Reporter: SS. Kurniawan | Editor: S.S. Kurniawan
KONTAN.CO.ID - MOSKOW. Rusia berkomitmen pada sikap pragmatis dalam hubungannya dengan Amerika Serikat (AS) dan China, dan tidak akan menjauhkan diri dari kedua sisi demi beberapa intrik.
Menteri Luar Negeri Rusia Sergey Lavrov menegaskan sikap negeri beruang merah itu dalam wawancara dengan Sputnik, Komsomolskaya Pravda, dan radio Govorit Moskva, Rabu (14/10).
"Saya tidak melihat alasan, mengapa kita harus menjauhkan diri dari siapa pun," kata Lavrov menjawab pertanyaan tentang apakah Rusia dapat mengambil keuntungan dari kontradiksi AS-China seperti dikutip TASS.
Secara khusus, Lavrov mengatakan, Rusia tidak berencana untuk bermanuver ke arah koalisi anti-China yang dipimpin AS demi mendapatkan keuntungan apa pun.
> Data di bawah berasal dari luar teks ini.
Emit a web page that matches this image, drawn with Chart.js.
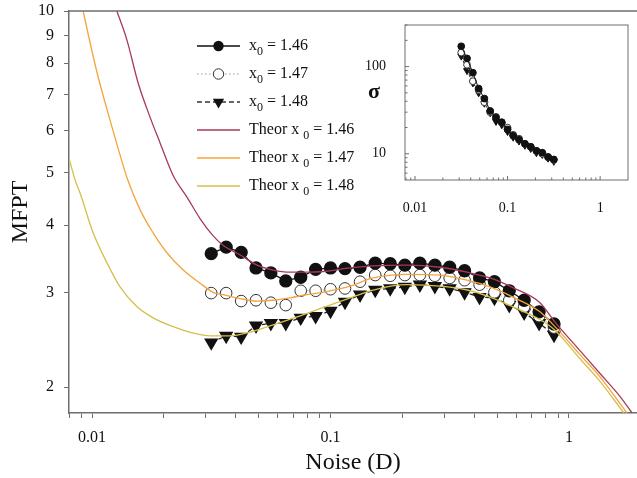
<!DOCTYPE html>
<html>
<head>
<meta charset="utf-8">
<title>MFPT vs noise</title>
<script src="https://cdn.jsdelivr.net/npm/chart.js@4.4.1/dist/chart.umd.min.js"></script>
<style>
  html, body { margin: 0; padding: 0; background: #fff; }
  #wrap { position: relative; width: 637px; height: 478px; }
  #main { position: absolute; left: 0; top: 0; }
  #inset { position: absolute; left: 340px; top: 10px; }
</style>
</head>
<body>
<div id="wrap">
  <canvas id="main" width="637" height="478"></canvas>
  <canvas id="inset" width="297" height="210"></canvas>
</div>
<script>
// Simulated points: noise intensity D and mean first passage time
let noise = [0.0316, 0.0365, 0.0422, 0.0487, 0.0562, 0.0649, 0.075, 0.0866, 0.1, 0.115, 0.133, 0.154,
	0.178, 0.205, 0.237, 0.274, 0.316, 0.365, 0.422, 0.487, 0.562, 0.649, 0.75, 0.866];

let mfpt146 = [3.54, 3.64, 3.56, 3.33, 3.26, 3.15, 3.20, 3.31, 3.33, 3.32, 3.34, 3.40,
	3.39, 3.37, 3.40, 3.37, 3.34, 3.29, 3.19, 3.14, 3.02, 2.90, 2.76, 2.62];
let mfpt147 = [2.99, 2.99, 2.89, 2.90, 2.87, 2.84, 3.02, 3.02, 3.04, 3.05, 3.14, 3.23,
	3.22, 3.23, 3.23, 3.22, 3.19, 3.16, 3.10, 3.00, 2.90, 2.82, 2.71, 2.58];
let mfpt148 = [2.42, 2.49, 2.48, 2.60, 2.63, 2.63, 2.69, 2.71, 2.77, 2.88, 2.97, 3.03,
	3.05, 3.07, 3.10, 3.08, 3.05, 3.00, 2.94, 2.93, 2.84, 2.75, 2.63, 2.50];

// Theoretical curves
let theorX146 = [0.0127, 0.0140, 0.0156, 0.0175, 0.0193, 0.0219, 0.0250, 0.0284, 0.0322, 0.0354, 0.0418,
	0.0492, 0.0574, 0.0676, 0.0797, 0.093, 0.121, 0.151, 0.209, 0.288, 0.374, 0.467, 0.582, 0.756,
	0.874, 1.11, 1.35, 1.64, 1.84];
let theorY146 = [10, 8.83, 7.35, 6.35, 5.68, 4.94, 4.51, 4.11, 3.82, 3.67, 3.52,
	3.37, 3.30, 3.27, 3.27, 3.28, 3.33, 3.36, 3.37, 3.34, 3.27, 3.19, 3.06, 2.87,
	2.64, 2.34, 2.12, 1.92, 1.79];

let theorX147 = [0.00917, 0.00981, 0.0105, 0.01156, 0.01273, 0.01403, 0.0159, 0.01803, 0.02064, 0.0241,
	0.02836, 0.03216, 0.0354, 0.0418, 0.0492, 0.0574, 0.0676, 0.0797, 0.093, 0.121, 0.151, 0.209,
	0.288, 0.374, 0.467, 0.582, 0.756, 0.874, 1.11, 1.35, 1.75];
let theorY147 = [10, 8.72, 7.67, 6.55, 5.64, 4.89, 4.27, 3.87, 3.55, 3.30,
	3.12, 3.00, 2.97, 2.92, 2.89, 2.90, 2.93, 2.97, 3.00, 3.08, 3.19, 3.24,
	3.23, 3.16, 3.07, 2.94, 2.76, 2.59, 2.30, 2.09, 1.79];

let theorX148 = [0.00801, 0.00849, 0.0089, 0.0101, 0.01156, 0.0131, 0.01544, 0.01803, 0.02186, 0.02652,
	0.03125, 0.0379, 0.046, 0.0574, 0.0724, 0.093, 0.121, 0.151, 0.209, 0.288, 0.374, 0.467,
	0.582, 0.756, 0.874, 1.11, 1.35, 1.70];
let theorY148 = [5.31, 4.85, 4.59, 3.87, 3.40, 3.07, 2.82, 2.69, 2.59, 2.52,
	2.49, 2.49, 2.53, 2.61, 2.70, 2.81, 2.93, 3.03, 3.10, 3.08, 3.03, 2.94,
	2.82, 2.67, 2.55, 2.26, 2.05, 1.79];

// Inset: sigma for the first 17 noise levels
let sigma146 = [171, 124, 85, 56, 43, 31, 26, 23, 19, 16.1, 14.5, 13.0, 12.0, 10.8, 10.3, 9.2, 8.6];
let sigma147 = [145, 105, 68, 54, 39, 30, 26.5, 22.7, 19.9, 16.5, 14.9, 13.0, 12.0, 10.8, 10.0, 9.1, 8.5];
let sigma148 = [132, 90, 65, 50, 38, 29.5, 23.5, 21.5, 18.0, 15.5, 14.0, 12.5, 11.5, 10.3, 9.8, 8.9, 8.2];

// Ticks
let x0Labels = ["1.46", "1.47", "1.48"];
let xTicks = [0.008, 0.009, 0.01, 0.02, 0.03, 0.04, 0.05, 0.06, 0.07, 0.08, 0.09,
	0.1, 0.2, 0.3, 0.4, 0.5, 0.6, 0.7, 0.8, 0.9, 1];
let xLabelled = [0.01, 0.1, 1];
let yTicks = [2, 3, 4, 5, 6, 7, 8, 9, 10];
let insetYTicks = [6, 7, 8, 9, 10, 20, 30, 40, 50, 60, 70, 80, 90, 100, 200, 300];
let insetYLabelled = [10, 100];

const serif = '"Liberation Serif", "Times New Roman", serif';
const axisGray = "#6e6e6e";
const ink = "#111";
const theorColors = ["#a83a55", "#f4a43a", "#d5c04a"];

const toPoints = (xs, ys) => ys.map((y, i) => ({ x: xs[i], y: y }));

/* ==============================
Legend with subscripts
=================================*/

let legendRows = [
	{ pre: "x", post: " = " + x0Labels[0], color: ink, width: 1.3, dash: [], marker: "dot" },
	{ pre: "x", post: " = " + x0Labels[1], color: "#999", width: 1, dash: [1.5, 2.5], marker: "open" },
	{ pre: "x", post: " = " + x0Labels[2], color: "#333", width: 1.3, dash: [5, 3], marker: "triangle" },
	{ pre: "Theor x ", post: " = " + x0Labels[0], color: theorColors[0], width: 1.3, dash: [] },
	{ pre: "Theor x ", post: " = " + x0Labels[1], color: theorColors[1], width: 1.3, dash: [] },
	{ pre: "Theor x ", post: " = " + x0Labels[2], color: theorColors[2], width: 1.3, dash: [] }
];

function drawMarker(ctx, kind, x, y, r) {
	ctx.setLineDash([]);
	ctx.beginPath();
	if (kind === "triangle") {
		ctx.moveTo(x - r * 0.87, y - r * 0.5);
		ctx.lineTo(x + r * 0.87, y - r * 0.5);
		ctx.lineTo(x, y + r);
		ctx.closePath();
		ctx.fillStyle = ink;
		ctx.fill();
	} else {
		ctx.arc(x, y, r, 0, Math.PI * 2);
		ctx.fillStyle = kind === "open" ? "#fff" : ink;
		ctx.fill();
		if (kind === "open") {
			ctx.strokeStyle = "#333";
			ctx.lineWidth = 1;
			ctx.stroke();
		}
	}
}

const mainDecor = {
	id: "mainDecor",
	afterDraw(chart) {
		const { ctx, chartArea: a } = chart;
		ctx.save();
		// top frame line
		ctx.strokeStyle = axisGray;
		ctx.lineWidth = 1.5;
		ctx.beginPath();
		ctx.moveTo(a.left, a.top);
		ctx.lineTo(a.right, a.top);
		ctx.stroke();

		legendRows.forEach((row, i) => {
			const y = 46 + i * 28;
			ctx.strokeStyle = row.color;
			ctx.lineWidth = row.width;
			ctx.setLineDash(row.dash);
			ctx.beginPath();
			ctx.moveTo(197, y);
			ctx.lineTo(240, y);
			ctx.stroke();
			if (row.marker) drawMarker(ctx, row.marker, 218.5, y, row.marker === "triangle" ? 6.5 : 5.2);

			ctx.fillStyle = ink;
			ctx.textBaseline = "middle";
			ctx.textAlign = "left";
			let tx = 249;
			ctx.font = "16px " + serif;
			ctx.fillText(row.pre, tx, y);
			tx += ctx.measureText(row.pre).width;
			ctx.font = "12px " + serif;
			ctx.fillText("0", tx, y + 6);
			tx += ctx.measureText("0").width;
			ctx.font = "16px " + serif;
			ctx.fillText(row.post, tx, y);
		});
		ctx.restore();
	}
};

/* ==============================
Main chart
=================================*/

let theorSet = (xs, ys, color) => ({
	data: toPoints(xs, ys),
	borderColor: color,
	borderWidth: 1.3,
	pointRadius: 0,
	cubicInterpolationMode: "monotone",
	order: 0
});

new Chart(document.getElementById("main"), {
	type: "line",
	data: {
		datasets: [
			theorSet(theorX146, theorY146, theorColors[0]),
			theorSet(theorX147, theorY147, theorColors[1]),
			theorSet(theorX148, theorY148, theorColors[2]),
			{
				data: toPoints(noise, mfpt146),
				borderColor: ink,
				borderWidth: 1.3,
				pointRadius: 6,
				pointBackgroundColor: ink,
				pointBorderColor: ink,
				order: 1
			},
			{
				data: toPoints(noise, mfpt147),
				borderColor: "#aaa",
				borderWidth: 1,
				borderDash: [1.5, 2.5],
				pointRadius: 5.8,
				pointBackgroundColor: "#fff",
				pointBorderColor: "#333",
				pointBorderWidth: 1,
				order: 1
			},
			{
				data: toPoints(noise, mfpt148),
				borderColor: "#222",
				borderWidth: 1.3,
				borderDash: [5, 3],
				pointStyle: "triangle",
				pointRotation: 180,
				pointRadius: 7,
				pointBackgroundColor: ink,
				pointBorderColor: ink,
				order: 1
			}
		]
	},
	options: {
		responsive: false,
		animation: false,
		events: [],
		layout: { autoPadding: false, padding: { top: 11, right: 0, left: 0, bottom: 0 } },
		plugins: { legend: { display: false }, tooltip: { enabled: false } },
		scales: {
			x: {
				type: "logarithmic",
				min: 0.008,
				max: 1.93,
				afterBuildTicks: s => { s.ticks = xTicks.map(v => ({ value: v })); },
				afterFit: s => { s.height = 65; s.paddingLeft = 0; s.paddingRight = 0; },
				border: { color: axisGray, width: 1.5 },
				grid: { drawOnChartArea: false, color: axisGray, tickLength: 5 },
				ticks: {
					autoSkip: false, maxRotation: 0, minRotation: 0, padding: 10, color: ink,
					font: { family: serif, size: 16 },
					callback: v => xLabelled.includes(v) ? String(v) : ""
				},
				title: { display: true, text: "Noise (D)", color: ink, font: { family: serif, size: 24 }, padding: { top: 0, bottom: 1 } }
			},
			y: {
				type: "logarithmic",
				min: 1.79,
				max: 10,
				afterBuildTicks: s => { s.ticks = yTicks.map(v => ({ value: v })); },
				afterFit: s => { s.width = 69; s.paddingTop = 0; s.paddingBottom = 0; },
				border: { color: axisGray, width: 1.5 },
				grid: { drawOnChartArea: false, color: axisGray, tickLength: 5 },
				ticks: {
					autoSkip: false, padding: 10, color: ink,
					font: { family: serif, size: 16 },
					callback: v => String(v)
				},
				title: { display: true, text: "MFPT", color: ink, font: { family: serif, size: 24 }, padding: { top: 6, bottom: 0 } }
			}
		}
	},
	plugins: [mainDecor]
});

/* ==============================
Inset: sigma vs noise
=================================*/

const insetDecor = {
	id: "insetDecor",
	afterDraw(chart) {
		const { ctx, chartArea: a, scales } = chart;
		ctx.save();
		ctx.strokeStyle = axisGray;
		ctx.lineWidth = 1;
		ctx.strokeRect(a.left, a.top, a.right - a.left, a.bottom - a.top);
		ctx.beginPath();
		scales.x.ticks.forEach(t => {
			const px = scales.x.getPixelForValue(t.value);
			const len = xLabelled.includes(t.value) ? 4 : 2.5;
			ctx.moveTo(px, a.bottom);
			ctx.lineTo(px, a.bottom - len);
		});
		scales.y.ticks.forEach(t => {
			const py = scales.y.getPixelForValue(t.value);
			const len = insetYLabelled.includes(t.value) ? 4 : 2.5;
			ctx.moveTo(a.left, py);
			ctx.lineTo(a.left + len, py);
		});
		ctx.stroke();

		ctx.fillStyle = ink;
		ctx.font = "bold 22px " + serif;
		ctx.textAlign = "center";
		ctx.textBaseline = "middle";
		ctx.fillText("σ", 34, 82);
		ctx.restore();
	}
};

let insetNoise = noise.slice(0, sigma146.length);

new Chart(document.getElementById("inset"), {
	type: "line",
	data: {
		datasets: [
			{
				data: toPoints(insetNoise, sigma146),
				borderColor: ink,
				borderWidth: 1,
				pointRadius: 3.4,
				pointBackgroundColor: ink,
				pointBorderColor: ink
			},
			{
				data: toPoints(insetNoise, sigma147),
				borderColor: "#999",
				borderWidth: 1,
				borderDash: [1, 2],
				pointRadius: 3.4,
				pointBackgroundColor: "#fff",
				pointBorderColor: "#333",
				pointBorderWidth: 1
			},
			{
				data: toPoints(insetNoise, sigma148),
				borderColor: "#222",
				borderWidth: 1,
				borderDash: [3, 2],
				pointStyle: "triangle",
				pointRotation: 180,
				pointRadius: 4,
				pointBackgroundColor: ink,
				pointBorderColor: ink
			}
		]
	},
	options: {
		responsive: false,
		animation: false,
		events: [],
		layout: { autoPadding: false, padding: { top: 15, right: 9, left: 0, bottom: 0 } },
		plugins: { legend: { display: false }, tooltip: { enabled: false } },
		scales: {
			x: {
				type: "logarithmic",
				min: 0.0078,
				max: 2.0,
				afterBuildTicks: s => { s.ticks = xTicks.map(v => ({ value: v })); },
				afterFit: s => { s.height = 40; s.paddingLeft = 0; s.paddingRight = 0; },
				border: { display: false },
				grid: { display: false },
				ticks: {
					autoSkip: false, maxRotation: 0, minRotation: 0, padding: 12, color: ink,
					font: { family: serif, size: 14 },
					callback: v => xLabelled.includes(v) ? String(v) : ""
				}
			},
			y: {
				type: "logarithmic",
				min: 5,
				max: 300,
				afterBuildTicks: s => { s.ticks = insetYTicks.map(v => ({ value: v })); },
				afterFit: s => { s.width = 65; s.paddingTop = 0; s.paddingBottom = 0; },
				border: { display: false },
				grid: { display: false },
				ticks: {
					autoSkip: false, padding: 11, color: ink,
					font: { family: serif, size: 14 },
					callback: v => insetYLabelled.includes(v) ? String(v) : ""
				}
			}
		}
	},
	plugins: [insetDecor]
});
</script>
</body>
</html>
Baca Juga: Panas, AS tuding Rusia, China, Iran berusaha mencegahnya mendapatkan vaksin corona
"Akan konyol untuk menjauhkan diri dari kesepakatan apa pun yang kami anggap saling menguntungkan dan dapat diterapkan. Dan menjauhkan diri dari kesepakatan ini, dalam hal ini dengan China, hanya untuk menunjukkan kita juga dapat memutarbalikkan intrik," tegas dia.
"Mengapa kita harus melakukan ini? Ini merugikan kita," imbuh Lavrov.
Tidak akan berubah setelah pemilihan presiden AS
Dan, Lavrov menekankan, hubungan Moskow-Washington tidak akan berubah secara drastis setelah pemilihan presiden AS.
"Satu hal yang dapat kami yakini adalah bahwa situasi dalam hubungan kami tidak akan berubah secara drastis. Mungkin ada beberapa perbedaan dalam satu arah atau lainnya," katanya.
Baca Juga: Putin: Rusia dan AS berhasil membangun perdagangan, meski ada pandemi
Tapi, Lavrov tidak tahu, apakah akan ada kedinginan lebih lanjut dalam hubungan bilateral Rusia-AS. "Hanya seorang pesimis yang mengatakan bahwa keadaan tidak akan lebih buruk, dan seorang yang optimis berkata, mungkin," uja dia.
Hanya, menurut Lavrov, mungkin calon yang kalah akan menuduh Rusia ikut campur dalam pemilihan presiden AS.
"Itu karena kedua partai, Republik dan Demokrat, sekarang menggunakan salah satu argumen kunci (tuduhan) bahwa Rusia berusaha untuk membawa saingan mereka ke tampuk kekuasaan," ungkapnya.